=== RECORDS FOR THE EXERCISE ===
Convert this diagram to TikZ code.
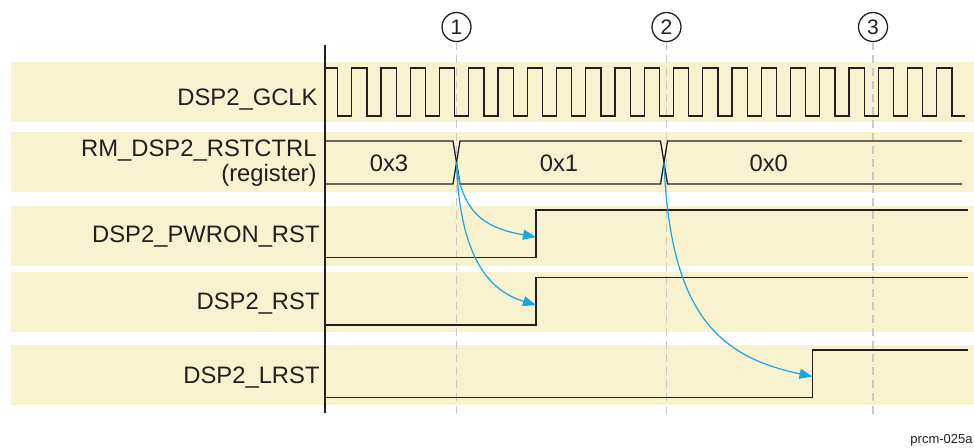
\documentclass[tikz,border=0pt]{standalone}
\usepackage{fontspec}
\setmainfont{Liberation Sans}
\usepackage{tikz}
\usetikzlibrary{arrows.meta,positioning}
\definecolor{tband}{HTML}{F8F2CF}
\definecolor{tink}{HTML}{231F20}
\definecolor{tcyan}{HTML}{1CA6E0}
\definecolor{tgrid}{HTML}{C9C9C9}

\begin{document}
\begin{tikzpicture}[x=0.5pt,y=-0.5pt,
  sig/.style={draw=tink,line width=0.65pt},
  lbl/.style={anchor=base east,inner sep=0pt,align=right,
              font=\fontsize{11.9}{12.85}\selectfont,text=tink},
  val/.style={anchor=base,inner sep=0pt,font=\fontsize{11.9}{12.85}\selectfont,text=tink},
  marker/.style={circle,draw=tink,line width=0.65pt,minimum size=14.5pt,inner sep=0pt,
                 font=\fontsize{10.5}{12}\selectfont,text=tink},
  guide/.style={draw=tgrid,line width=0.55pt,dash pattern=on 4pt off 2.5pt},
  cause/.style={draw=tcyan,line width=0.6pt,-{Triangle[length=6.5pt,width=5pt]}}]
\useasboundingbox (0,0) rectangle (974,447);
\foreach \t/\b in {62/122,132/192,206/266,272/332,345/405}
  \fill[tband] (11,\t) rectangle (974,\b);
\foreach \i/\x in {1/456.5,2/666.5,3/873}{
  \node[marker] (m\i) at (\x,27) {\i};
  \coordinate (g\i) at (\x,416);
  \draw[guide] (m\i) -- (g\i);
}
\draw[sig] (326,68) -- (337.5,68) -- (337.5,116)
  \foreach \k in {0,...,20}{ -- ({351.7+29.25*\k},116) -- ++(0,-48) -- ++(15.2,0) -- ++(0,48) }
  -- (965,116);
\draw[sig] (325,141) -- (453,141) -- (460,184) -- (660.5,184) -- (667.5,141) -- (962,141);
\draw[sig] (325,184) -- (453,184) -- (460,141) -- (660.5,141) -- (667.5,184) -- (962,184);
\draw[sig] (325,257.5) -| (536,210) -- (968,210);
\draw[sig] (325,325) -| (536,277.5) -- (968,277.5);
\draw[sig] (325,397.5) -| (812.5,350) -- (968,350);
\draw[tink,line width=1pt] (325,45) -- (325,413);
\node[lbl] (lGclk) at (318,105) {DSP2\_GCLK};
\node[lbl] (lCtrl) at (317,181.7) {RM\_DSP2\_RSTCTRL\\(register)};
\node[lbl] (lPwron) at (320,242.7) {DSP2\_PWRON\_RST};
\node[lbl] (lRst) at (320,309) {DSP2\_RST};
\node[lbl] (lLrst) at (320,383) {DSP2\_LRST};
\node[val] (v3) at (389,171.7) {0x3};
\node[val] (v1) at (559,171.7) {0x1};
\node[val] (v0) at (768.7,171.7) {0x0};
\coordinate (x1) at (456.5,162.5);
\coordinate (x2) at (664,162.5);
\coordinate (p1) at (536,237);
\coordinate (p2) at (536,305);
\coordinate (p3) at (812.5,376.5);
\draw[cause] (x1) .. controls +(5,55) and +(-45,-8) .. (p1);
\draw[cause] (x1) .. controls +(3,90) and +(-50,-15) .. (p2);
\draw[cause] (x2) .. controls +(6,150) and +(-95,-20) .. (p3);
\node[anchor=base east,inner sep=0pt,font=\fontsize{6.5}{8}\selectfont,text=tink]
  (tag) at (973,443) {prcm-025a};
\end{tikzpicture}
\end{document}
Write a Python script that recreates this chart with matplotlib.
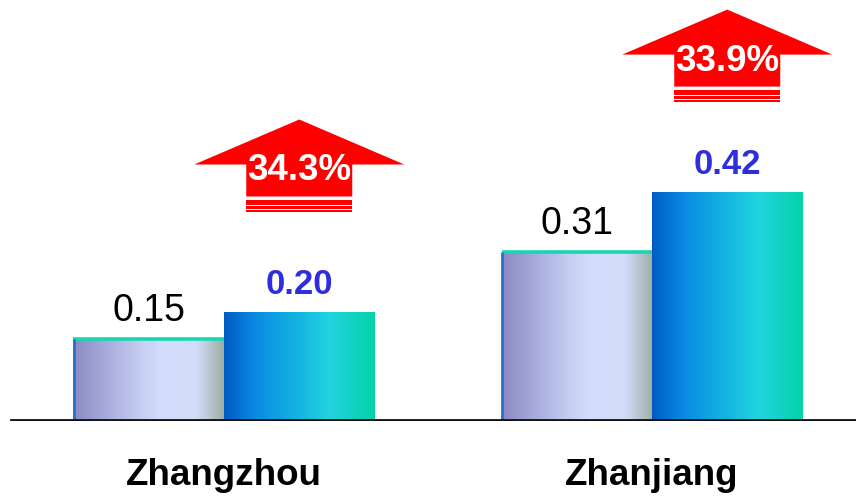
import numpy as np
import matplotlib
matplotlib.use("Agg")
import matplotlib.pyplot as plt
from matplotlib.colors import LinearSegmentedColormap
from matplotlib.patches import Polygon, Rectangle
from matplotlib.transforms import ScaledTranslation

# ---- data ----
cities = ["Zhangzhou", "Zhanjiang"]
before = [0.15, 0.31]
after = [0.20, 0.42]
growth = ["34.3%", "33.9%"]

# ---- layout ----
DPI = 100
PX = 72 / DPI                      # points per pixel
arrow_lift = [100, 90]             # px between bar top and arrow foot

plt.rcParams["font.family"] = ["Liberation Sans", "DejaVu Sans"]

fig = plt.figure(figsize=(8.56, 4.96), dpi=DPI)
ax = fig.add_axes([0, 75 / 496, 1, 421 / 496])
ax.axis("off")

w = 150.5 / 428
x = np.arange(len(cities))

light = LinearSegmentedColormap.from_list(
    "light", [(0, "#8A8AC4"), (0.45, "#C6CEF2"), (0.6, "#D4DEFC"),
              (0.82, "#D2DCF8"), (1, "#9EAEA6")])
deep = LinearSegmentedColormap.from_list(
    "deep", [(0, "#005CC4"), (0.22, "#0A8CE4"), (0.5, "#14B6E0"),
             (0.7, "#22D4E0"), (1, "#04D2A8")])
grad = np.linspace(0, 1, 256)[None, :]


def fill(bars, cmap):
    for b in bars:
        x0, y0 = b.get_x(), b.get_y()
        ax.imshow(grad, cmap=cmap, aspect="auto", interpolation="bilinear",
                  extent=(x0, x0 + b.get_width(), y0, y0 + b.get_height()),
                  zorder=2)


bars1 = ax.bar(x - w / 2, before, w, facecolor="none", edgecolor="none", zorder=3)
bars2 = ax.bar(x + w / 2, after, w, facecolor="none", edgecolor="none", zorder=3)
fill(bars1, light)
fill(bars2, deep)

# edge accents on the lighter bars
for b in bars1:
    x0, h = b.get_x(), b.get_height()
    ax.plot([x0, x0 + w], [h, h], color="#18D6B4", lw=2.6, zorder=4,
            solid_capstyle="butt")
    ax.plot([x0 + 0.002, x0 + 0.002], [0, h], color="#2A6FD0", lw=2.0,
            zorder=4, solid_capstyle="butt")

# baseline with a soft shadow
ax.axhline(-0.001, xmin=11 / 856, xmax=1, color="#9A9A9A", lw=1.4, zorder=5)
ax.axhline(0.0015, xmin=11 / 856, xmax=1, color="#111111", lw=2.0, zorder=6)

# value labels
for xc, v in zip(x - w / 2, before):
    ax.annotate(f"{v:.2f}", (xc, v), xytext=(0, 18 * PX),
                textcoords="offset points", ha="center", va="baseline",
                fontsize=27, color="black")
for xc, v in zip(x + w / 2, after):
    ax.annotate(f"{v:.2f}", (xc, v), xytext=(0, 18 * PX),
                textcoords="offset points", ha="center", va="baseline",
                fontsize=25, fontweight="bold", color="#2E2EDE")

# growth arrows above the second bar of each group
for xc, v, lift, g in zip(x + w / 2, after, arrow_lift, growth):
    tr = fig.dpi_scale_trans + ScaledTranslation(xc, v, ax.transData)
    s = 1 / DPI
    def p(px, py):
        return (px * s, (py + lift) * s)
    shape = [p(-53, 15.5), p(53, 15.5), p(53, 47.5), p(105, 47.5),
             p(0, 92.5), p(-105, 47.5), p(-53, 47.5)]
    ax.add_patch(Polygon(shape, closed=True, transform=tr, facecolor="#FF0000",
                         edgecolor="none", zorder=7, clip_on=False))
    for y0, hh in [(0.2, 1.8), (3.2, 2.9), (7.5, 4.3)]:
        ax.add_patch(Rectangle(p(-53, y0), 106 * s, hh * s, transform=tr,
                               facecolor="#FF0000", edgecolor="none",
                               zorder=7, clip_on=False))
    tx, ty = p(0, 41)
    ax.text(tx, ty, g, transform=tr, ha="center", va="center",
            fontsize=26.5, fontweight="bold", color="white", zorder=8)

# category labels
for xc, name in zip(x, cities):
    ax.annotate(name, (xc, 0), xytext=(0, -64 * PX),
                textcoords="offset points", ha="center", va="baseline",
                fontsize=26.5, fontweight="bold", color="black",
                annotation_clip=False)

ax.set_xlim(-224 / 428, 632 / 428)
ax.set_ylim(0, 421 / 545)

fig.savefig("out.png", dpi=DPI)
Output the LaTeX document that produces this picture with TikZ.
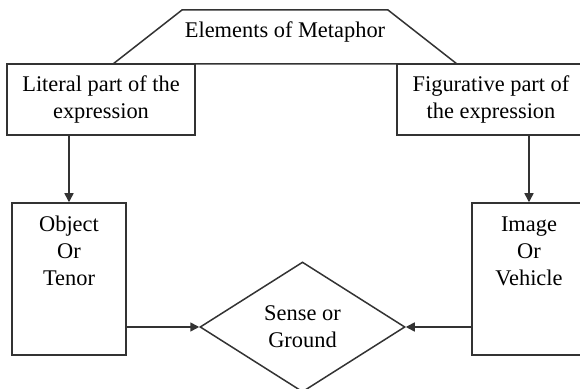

=== DIRECTION ===
Look through the entries above and report each line where the string "that" occurs.

=== RESULT ===
Write a Python script that recreates this chart with matplotlib.
Output the LaTeX document that produces this picture with TikZ.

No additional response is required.